I had a so-so experience at the Denver Tesla Service Center.
They didn't do anything with regard to the brake vacuum pump sound; said it was normal. I cringe every time I hear it now. The car simply didn't make this loud sound back in 2013-2014. I wish I'd remembered to demand they walk the entire service center lot, and open any half-dozen of the 100+ Teslas there on the lot, and press the brake pedal and prove that loud sound is ubiquitous but I didn't think of it until today.
They had the car for a week; an hour before I arrived, while I was en-route from 10-hour drive from Omaha in the rental car, I got a call saying car was done, washed, ready. I get there, no car; 15 mins later, car arrives, soaking wet, soapy, streaked, smudged, dry spots where sun had instantly dried the water droplets, etc. I open the rear liftgate and blam, a waterfall of soapy water falls down and splatters all over the carpet in rear of car. And this, I was told, was a car that had "passed" what they call "QC" (as in "quality control").
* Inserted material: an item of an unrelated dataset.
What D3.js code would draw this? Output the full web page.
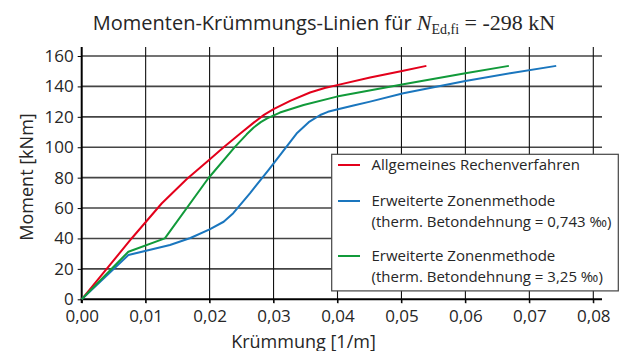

Repeatedly during the week when they (very kindly, I might add, no complaints) called to give me updates, the odd message was the obsession with this "QC" thing, and that all bets were off if my car "failed QC" in terms of getting it on time. I've never heard of "QC" ever in 3 years of dealing with service centers all over the place many dozens of times.
I'd asked the rep to please charge the car to 90% the morning before I was arriving after the long week. He said sure no prob. He didn't charge the car.
Long long list of little things like that, which I can summarize in one word: Denver.
I seriously doubt I'm going to take the car back there. I'd kinda rather drive 9 hours to Scottsdale AZ before I go back to Denver.